The EOA is 40
This year – 2019 – we are celebrating 40 years of better business together while having our sights set on the future and our target of three million employee owners by 2030.
With your support, the EOA’s 40th anniversary will be a seminal year, laying down the foundations for a new economic era where the impact of business on individuals, their families and their communities starts to work in the interest of the many, not the few. Sponsor with us in 2019
As well as looking back at the foundations of the EOA and celebrating our successes, once again we will use the stories of the brilliantly successful and diverse businesses from our membership that are prospering as a result of transitioning to employee ownership to campaign for more employee ownership in the UK economy with key influencers. We will be collecting and showcasing 40 voices of employee ownership and 40 EOA facts to build a timeline of key achievements. You can be part of this – get in touch before the end of March if you have a fact or voice to share for quarter 2.
The history of the EOA and its founder Robert Oakeshott
The EOA was established in 1979 by English journalist, economist and social reformer Robert Oakeshott.
Robert (pictured) lived an adventurous life which saw him complete national service in Malaya, study Classics at Oxford, be named a hero of the Hungarian Revolution, being a journalist for the Financial Times, a government advisor in Zambia, founding a school in Botswana and standing for election as an MP before beginning his focus on worker cooperatives and employee ownership.
When Robert returned to the UK in 1973 he was the driving force in launching Sunderlandia, a builders’ co-operative in Sunderland. After this he studied worker cooperatives and employee owned businesses including Mondragón, the large co-operative complex in the Basque region of Spain which lead to him authoring two books ‘The Case for Workers’ Cooperatives’ and ‘Jobs and Fairness: The Logic and Experience of Employee Ownership’.
In 1979, Oakeshott founded Job Ownership Limited (JOL), a consultancy to advise on industrial co-ops and conversion to the employee-owned model.

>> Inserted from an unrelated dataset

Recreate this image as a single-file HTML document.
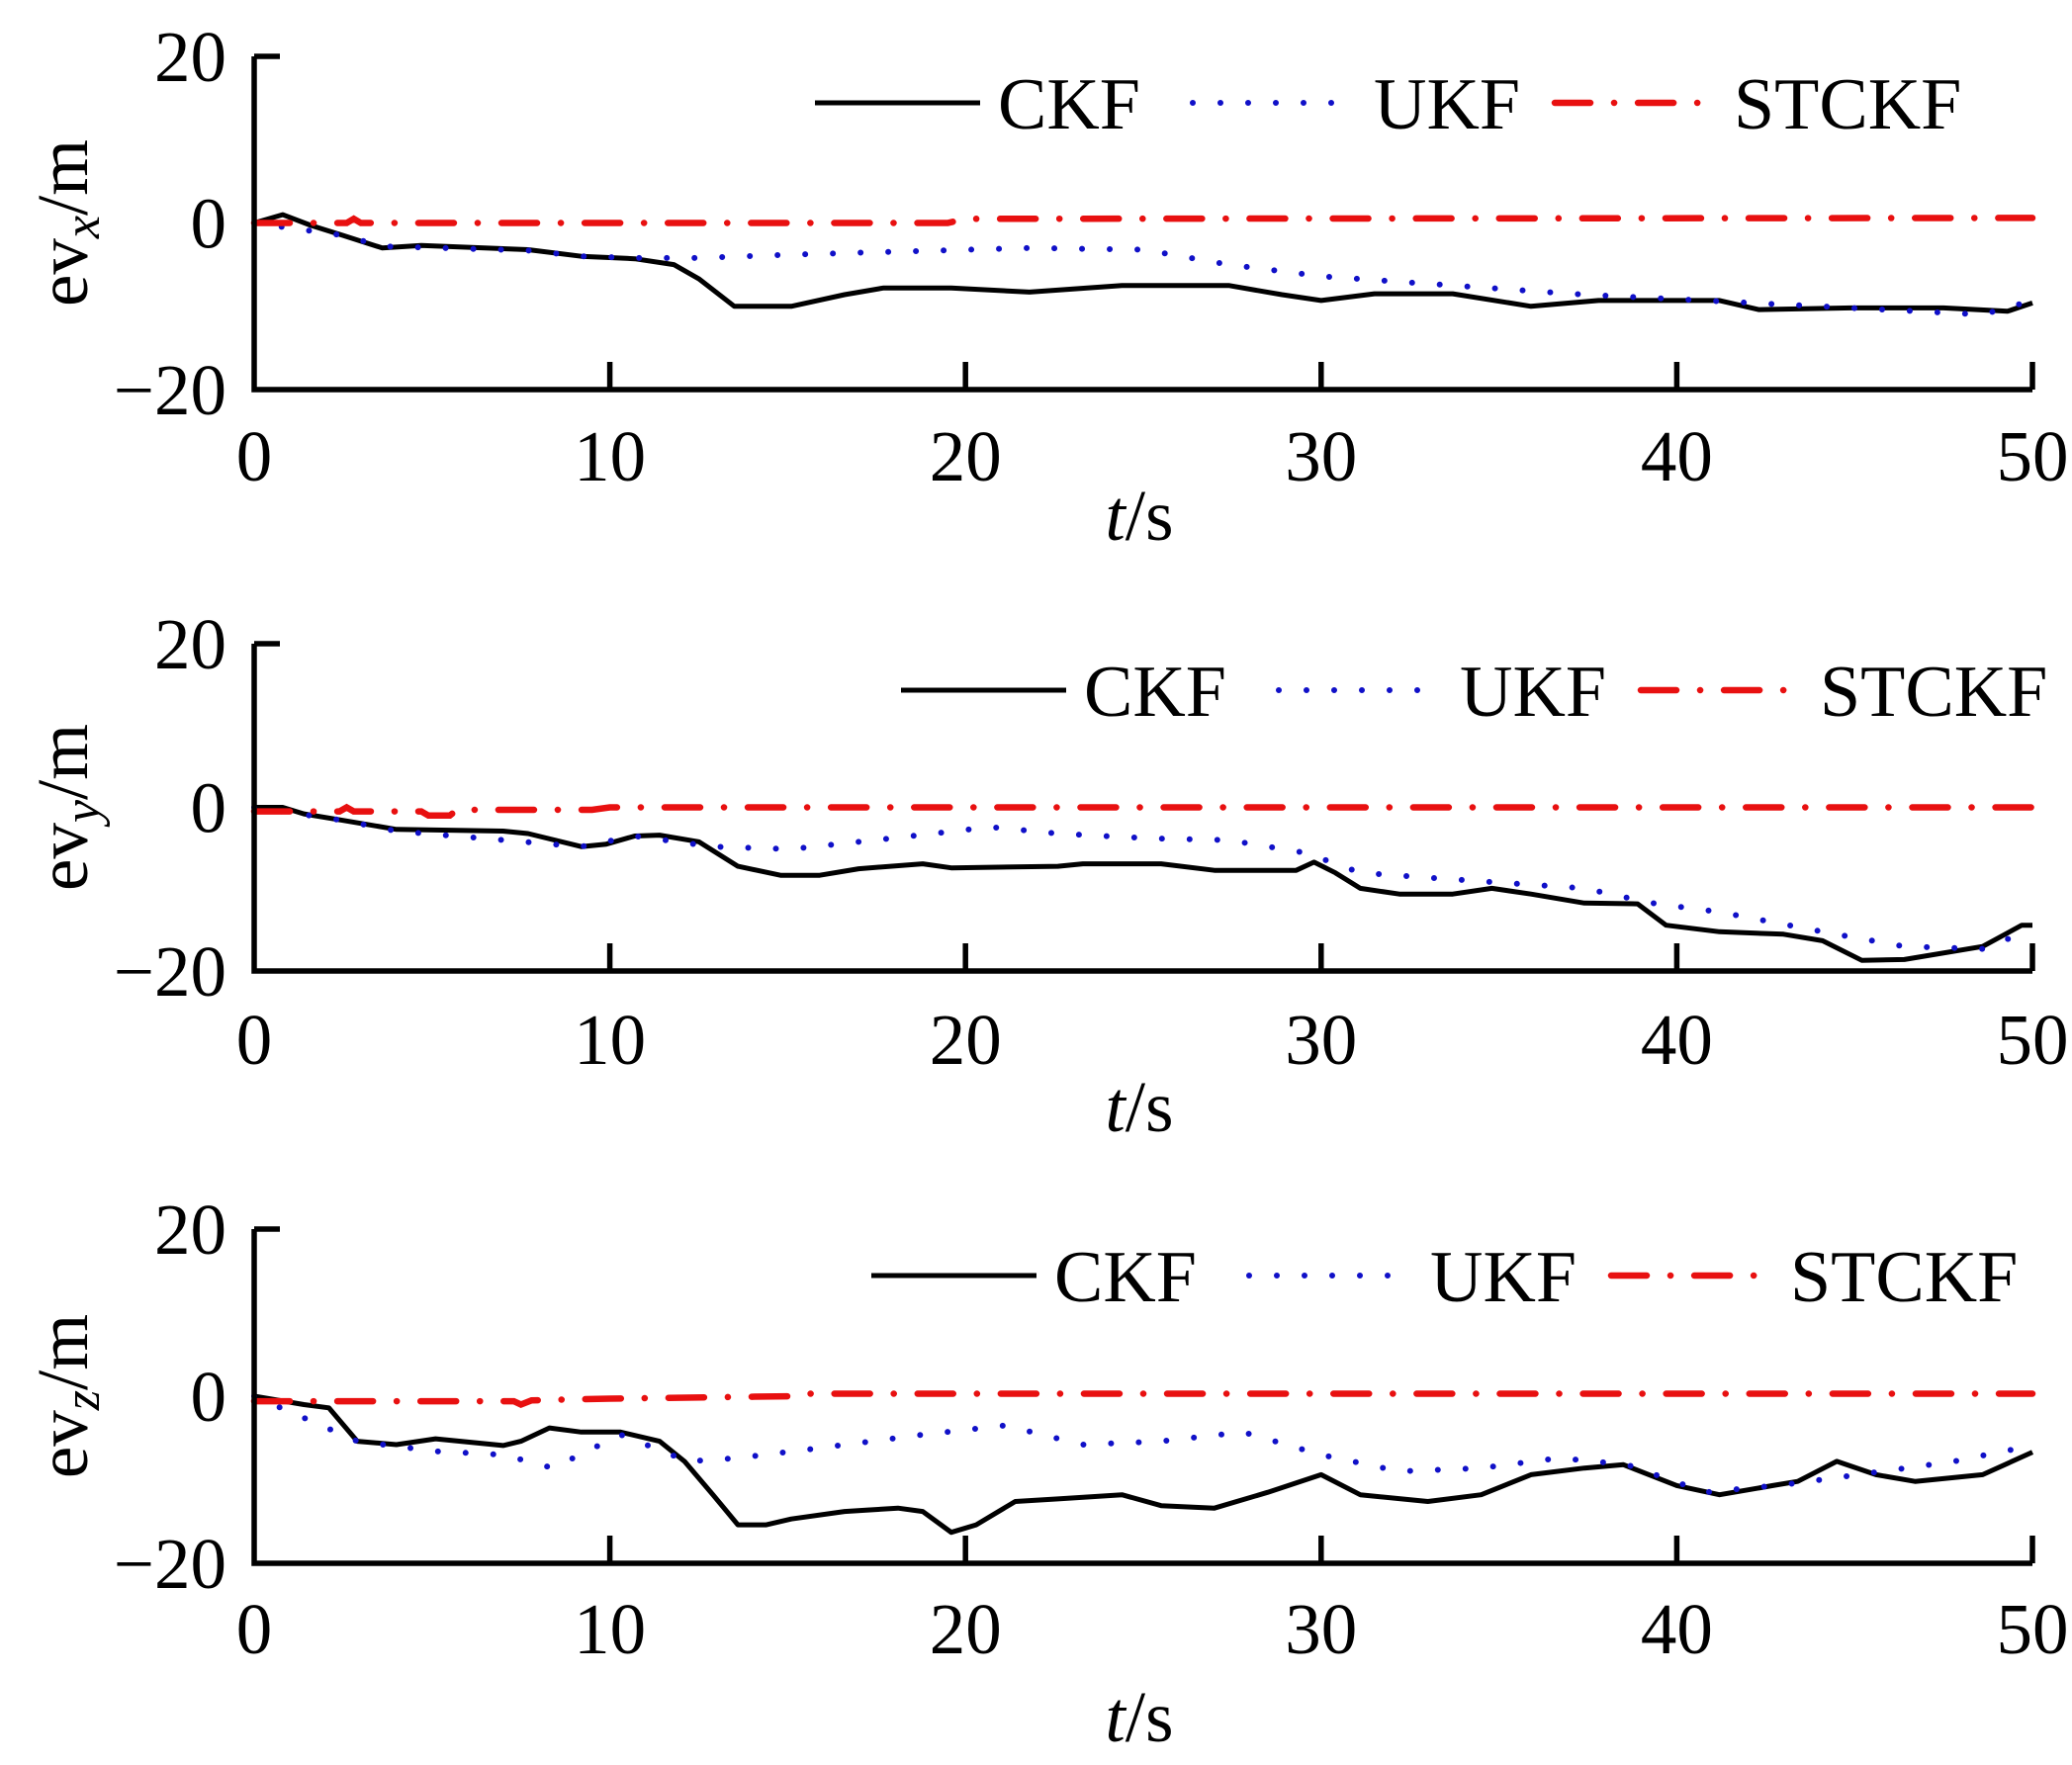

In its early life JOL was supported by the John Lewis Partnership and Scott Bader as well as those who Robert advised and supported to become employee owned including Scottish papermaker Tullis Russell and Baxi Heating, (now Baxendale) the domestic boiler manufacturer employing 1,200 people near Preston, which converted to an employee benefit trust.
Robert Oakeshott retired in 1999 at which point JOL became a membership organisation and subsequently became the Employee Ownership Association in 2006 – by 2015 it had 200 members and has since grown to over 350 members from across the UK.
Robert continued to be involved in employee ownership in the UK and beyond until his death age 77 in 2011. Since 2012 the EOA has held an annual Robert Oakeshott Lecture in his memory.
In the years since the EOA has seven further Chief Executives including Patrick Burns, Iain Hasdell and today it is led by Deb Oxley OBE (pictured).
In 2017 Deb led the largest UK independent, national inquiry into employee ownership which involved a panel of over 20 UK business organisations. The findings and recommendations of the inquiry launched in the Ownership Dividend report in June 2018 with a plan to roll out its actions in 2019.